Task to carry out:
Only the lines from the start of the data to the line containing "const Y_TICKS = [0, 0.2, 0.4, 0.6, 0.8, 1, 1.2, 1.4];", both included, should be output, exactly and without pictures.

Material provided:
%%
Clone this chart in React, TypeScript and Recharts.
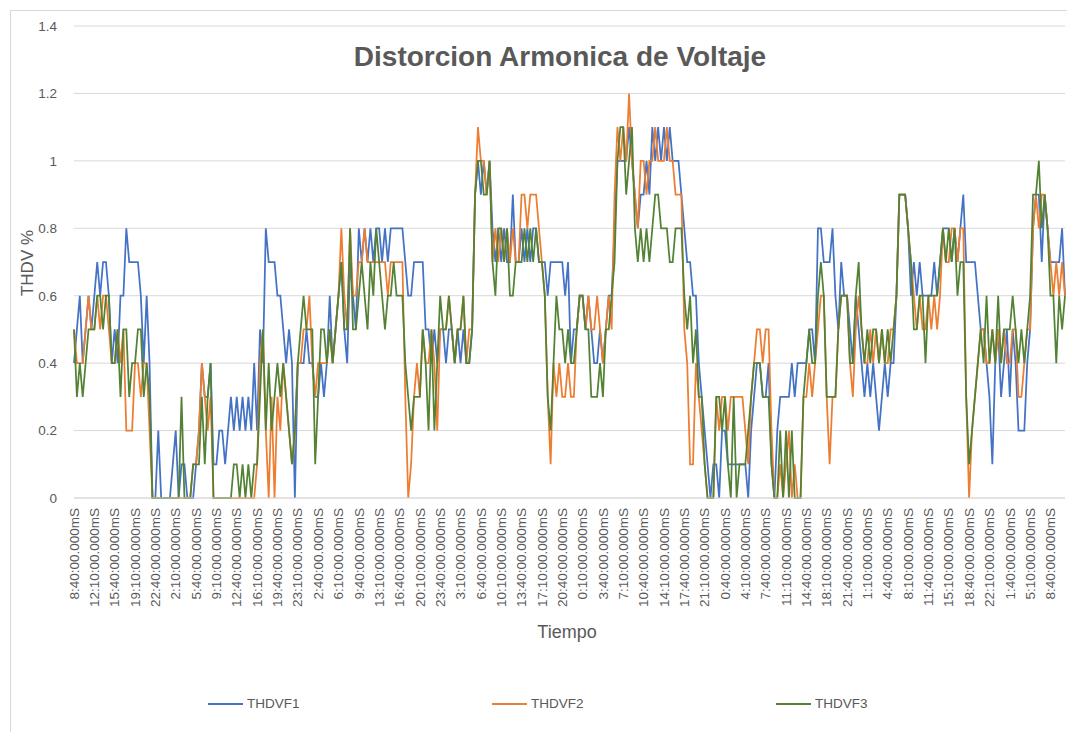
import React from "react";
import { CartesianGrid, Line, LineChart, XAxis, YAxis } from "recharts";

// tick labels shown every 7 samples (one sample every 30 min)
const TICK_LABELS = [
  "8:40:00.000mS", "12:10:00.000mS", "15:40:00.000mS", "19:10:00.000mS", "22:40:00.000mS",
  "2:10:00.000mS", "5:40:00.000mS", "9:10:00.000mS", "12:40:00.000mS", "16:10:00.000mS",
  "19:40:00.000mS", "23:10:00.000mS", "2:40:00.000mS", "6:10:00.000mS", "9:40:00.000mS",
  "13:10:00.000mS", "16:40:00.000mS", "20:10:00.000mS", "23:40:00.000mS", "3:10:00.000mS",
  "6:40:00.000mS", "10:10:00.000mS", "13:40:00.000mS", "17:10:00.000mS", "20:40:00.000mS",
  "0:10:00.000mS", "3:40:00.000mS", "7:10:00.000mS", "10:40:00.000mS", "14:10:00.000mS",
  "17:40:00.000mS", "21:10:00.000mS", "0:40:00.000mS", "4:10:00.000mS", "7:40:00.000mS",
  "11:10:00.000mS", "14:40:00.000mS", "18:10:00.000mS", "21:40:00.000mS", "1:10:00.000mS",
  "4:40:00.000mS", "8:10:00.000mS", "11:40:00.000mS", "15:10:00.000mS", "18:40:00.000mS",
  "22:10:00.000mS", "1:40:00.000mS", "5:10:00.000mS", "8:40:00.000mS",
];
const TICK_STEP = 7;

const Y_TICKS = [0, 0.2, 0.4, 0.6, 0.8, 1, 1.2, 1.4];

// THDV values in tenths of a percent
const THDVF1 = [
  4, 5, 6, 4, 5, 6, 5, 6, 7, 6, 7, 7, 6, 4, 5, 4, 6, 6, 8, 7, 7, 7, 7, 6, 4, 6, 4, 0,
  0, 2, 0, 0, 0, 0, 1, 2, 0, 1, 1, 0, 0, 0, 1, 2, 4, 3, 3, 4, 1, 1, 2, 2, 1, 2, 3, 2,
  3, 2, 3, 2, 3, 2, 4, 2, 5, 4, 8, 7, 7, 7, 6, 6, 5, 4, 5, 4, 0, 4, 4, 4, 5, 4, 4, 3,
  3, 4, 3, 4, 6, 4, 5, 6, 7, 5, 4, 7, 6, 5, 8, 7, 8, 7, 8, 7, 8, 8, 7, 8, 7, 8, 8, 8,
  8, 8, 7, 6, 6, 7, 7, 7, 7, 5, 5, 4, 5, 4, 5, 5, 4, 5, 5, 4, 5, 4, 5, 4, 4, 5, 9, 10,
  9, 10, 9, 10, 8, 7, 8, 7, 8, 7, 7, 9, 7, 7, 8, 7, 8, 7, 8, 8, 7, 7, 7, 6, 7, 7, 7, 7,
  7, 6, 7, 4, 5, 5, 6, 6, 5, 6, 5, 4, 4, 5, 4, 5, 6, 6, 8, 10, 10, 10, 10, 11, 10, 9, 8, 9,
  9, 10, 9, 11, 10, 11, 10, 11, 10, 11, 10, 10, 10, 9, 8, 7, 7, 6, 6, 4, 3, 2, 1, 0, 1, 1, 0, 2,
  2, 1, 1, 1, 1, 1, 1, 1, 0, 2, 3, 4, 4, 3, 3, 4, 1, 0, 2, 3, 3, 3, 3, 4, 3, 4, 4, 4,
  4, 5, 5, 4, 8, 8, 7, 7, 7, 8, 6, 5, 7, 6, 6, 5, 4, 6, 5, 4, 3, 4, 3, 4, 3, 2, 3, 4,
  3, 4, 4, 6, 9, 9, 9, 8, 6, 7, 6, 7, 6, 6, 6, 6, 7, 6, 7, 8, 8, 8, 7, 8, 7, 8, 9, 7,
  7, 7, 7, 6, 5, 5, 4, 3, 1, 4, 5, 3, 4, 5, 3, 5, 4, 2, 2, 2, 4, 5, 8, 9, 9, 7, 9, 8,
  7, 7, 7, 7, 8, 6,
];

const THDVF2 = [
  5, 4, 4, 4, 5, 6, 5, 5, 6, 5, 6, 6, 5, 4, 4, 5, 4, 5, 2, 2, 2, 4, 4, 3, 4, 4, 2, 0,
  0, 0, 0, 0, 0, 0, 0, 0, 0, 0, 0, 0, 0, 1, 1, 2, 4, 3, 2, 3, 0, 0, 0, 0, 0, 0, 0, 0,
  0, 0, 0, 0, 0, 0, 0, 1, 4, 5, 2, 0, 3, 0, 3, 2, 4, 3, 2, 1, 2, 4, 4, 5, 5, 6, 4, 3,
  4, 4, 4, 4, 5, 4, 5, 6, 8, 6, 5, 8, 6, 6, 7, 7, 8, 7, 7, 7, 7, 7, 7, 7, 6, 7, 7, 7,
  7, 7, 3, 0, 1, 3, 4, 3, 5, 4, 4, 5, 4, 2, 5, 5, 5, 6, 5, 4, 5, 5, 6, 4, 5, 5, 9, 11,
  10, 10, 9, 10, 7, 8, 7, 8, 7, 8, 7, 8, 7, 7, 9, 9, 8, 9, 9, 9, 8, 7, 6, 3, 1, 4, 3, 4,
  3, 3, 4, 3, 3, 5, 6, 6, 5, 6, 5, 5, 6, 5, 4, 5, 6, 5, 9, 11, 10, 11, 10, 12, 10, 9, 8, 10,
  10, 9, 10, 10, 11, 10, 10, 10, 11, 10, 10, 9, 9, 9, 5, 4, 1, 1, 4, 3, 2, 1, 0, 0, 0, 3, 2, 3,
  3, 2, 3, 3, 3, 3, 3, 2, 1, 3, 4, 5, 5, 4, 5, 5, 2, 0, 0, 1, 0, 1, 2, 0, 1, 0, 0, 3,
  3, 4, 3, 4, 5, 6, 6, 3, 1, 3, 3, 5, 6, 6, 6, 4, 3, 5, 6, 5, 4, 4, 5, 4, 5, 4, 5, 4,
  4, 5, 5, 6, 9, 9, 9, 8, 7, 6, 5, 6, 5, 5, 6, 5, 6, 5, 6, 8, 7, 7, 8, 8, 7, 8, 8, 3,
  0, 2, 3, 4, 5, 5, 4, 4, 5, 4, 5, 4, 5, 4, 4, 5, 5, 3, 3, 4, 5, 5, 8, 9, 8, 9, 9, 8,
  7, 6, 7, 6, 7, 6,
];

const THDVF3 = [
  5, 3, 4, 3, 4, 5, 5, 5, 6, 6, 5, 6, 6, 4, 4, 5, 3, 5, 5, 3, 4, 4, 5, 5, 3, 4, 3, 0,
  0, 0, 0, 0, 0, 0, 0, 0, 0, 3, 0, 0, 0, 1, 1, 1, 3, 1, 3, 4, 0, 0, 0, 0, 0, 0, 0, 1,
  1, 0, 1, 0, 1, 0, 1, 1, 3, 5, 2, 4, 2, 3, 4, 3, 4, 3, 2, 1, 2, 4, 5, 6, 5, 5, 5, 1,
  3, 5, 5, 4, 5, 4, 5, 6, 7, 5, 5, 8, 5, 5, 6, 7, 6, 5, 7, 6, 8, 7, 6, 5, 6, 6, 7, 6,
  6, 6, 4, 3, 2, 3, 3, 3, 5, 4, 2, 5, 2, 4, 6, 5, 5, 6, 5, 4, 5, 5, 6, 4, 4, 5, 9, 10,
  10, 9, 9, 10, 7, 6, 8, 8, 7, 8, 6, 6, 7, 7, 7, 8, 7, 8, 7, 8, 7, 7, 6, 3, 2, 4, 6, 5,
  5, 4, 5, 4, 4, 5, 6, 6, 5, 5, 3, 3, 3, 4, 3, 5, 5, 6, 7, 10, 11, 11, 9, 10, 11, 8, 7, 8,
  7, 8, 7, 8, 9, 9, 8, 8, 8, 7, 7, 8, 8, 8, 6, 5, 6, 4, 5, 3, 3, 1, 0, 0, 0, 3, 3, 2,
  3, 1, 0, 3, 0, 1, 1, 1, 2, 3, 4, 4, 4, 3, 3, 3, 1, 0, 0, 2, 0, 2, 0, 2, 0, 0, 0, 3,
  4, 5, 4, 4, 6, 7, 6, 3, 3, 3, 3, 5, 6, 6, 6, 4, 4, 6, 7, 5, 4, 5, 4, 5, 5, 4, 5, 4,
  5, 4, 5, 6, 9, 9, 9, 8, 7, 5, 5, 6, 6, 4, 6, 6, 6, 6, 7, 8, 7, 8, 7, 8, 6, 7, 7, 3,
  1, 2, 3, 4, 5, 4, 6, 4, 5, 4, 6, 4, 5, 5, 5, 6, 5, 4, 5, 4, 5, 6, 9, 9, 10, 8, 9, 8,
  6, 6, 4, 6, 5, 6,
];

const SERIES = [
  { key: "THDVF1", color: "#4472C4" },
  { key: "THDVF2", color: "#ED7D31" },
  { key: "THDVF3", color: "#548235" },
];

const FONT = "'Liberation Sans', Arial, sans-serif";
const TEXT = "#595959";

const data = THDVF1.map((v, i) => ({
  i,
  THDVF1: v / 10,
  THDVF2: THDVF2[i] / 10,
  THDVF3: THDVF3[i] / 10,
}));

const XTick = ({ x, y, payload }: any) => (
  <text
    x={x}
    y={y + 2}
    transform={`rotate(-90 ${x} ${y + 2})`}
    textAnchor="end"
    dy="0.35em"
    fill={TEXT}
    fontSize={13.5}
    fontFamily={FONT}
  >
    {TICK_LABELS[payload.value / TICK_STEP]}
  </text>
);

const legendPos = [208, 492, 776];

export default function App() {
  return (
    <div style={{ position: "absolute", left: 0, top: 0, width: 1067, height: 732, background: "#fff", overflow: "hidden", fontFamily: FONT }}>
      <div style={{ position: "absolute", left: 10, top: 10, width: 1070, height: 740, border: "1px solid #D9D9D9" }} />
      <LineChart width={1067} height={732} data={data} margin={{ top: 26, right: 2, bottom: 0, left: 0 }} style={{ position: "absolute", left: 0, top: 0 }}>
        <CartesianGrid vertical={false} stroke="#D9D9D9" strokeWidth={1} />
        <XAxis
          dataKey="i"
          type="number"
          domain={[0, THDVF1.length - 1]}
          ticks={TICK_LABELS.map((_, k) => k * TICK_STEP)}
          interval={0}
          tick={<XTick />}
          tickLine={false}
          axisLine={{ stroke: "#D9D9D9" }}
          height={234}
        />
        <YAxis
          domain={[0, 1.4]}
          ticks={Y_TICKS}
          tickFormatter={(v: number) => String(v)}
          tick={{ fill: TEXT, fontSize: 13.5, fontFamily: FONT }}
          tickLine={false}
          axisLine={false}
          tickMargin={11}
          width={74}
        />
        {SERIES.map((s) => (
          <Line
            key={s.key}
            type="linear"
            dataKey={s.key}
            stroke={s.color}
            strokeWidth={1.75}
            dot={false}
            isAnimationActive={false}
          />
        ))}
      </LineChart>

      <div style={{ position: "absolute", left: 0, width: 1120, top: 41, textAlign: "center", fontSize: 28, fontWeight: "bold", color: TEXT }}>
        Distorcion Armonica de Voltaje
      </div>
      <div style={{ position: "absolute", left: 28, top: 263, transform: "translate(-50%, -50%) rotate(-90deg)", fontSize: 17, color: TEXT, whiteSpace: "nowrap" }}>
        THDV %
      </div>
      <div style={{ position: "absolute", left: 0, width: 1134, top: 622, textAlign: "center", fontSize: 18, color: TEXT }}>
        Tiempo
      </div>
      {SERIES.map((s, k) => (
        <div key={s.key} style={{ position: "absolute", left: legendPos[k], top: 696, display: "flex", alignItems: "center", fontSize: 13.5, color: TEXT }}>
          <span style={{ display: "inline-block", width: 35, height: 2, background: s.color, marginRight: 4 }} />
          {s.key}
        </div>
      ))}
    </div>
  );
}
%%
Solution to this problem:
Clone this chart in React, TypeScript and Recharts.
import React from "react";
import { CartesianGrid, Line, LineChart, XAxis, YAxis } from "recharts";

// tick labels shown every 7 samples (one sample every 30 min)
const TICK_LABELS = [
  "8:40:00.000mS", "12:10:00.000mS", "15:40:00.000mS", "19:10:00.000mS", "22:40:00.000mS",
  "2:10:00.000mS", "5:40:00.000mS", "9:10:00.000mS", "12:40:00.000mS", "16:10:00.000mS",
  "19:40:00.000mS", "23:10:00.000mS", "2:40:00.000mS", "6:10:00.000mS", "9:40:00.000mS",
  "13:10:00.000mS", "16:40:00.000mS", "20:10:00.000mS", "23:40:00.000mS", "3:10:00.000mS",
  "6:40:00.000mS", "10:10:00.000mS", "13:40:00.000mS", "17:10:00.000mS", "20:40:00.000mS",
  "0:10:00.000mS", "3:40:00.000mS", "7:10:00.000mS", "10:40:00.000mS", "14:10:00.000mS",
  "17:40:00.000mS", "21:10:00.000mS", "0:40:00.000mS", "4:10:00.000mS", "7:40:00.000mS",
  "11:10:00.000mS", "14:40:00.000mS", "18:10:00.000mS", "21:40:00.000mS", "1:10:00.000mS",
  "4:40:00.000mS", "8:10:00.000mS", "11:40:00.000mS", "15:10:00.000mS", "18:40:00.000mS",
  "22:10:00.000mS", "1:40:00.000mS", "5:10:00.000mS", "8:40:00.000mS",
];
const TICK_STEP = 7;

const Y_TICKS = [0, 0.2, 0.4, 0.6, 0.8, 1, 1.2, 1.4];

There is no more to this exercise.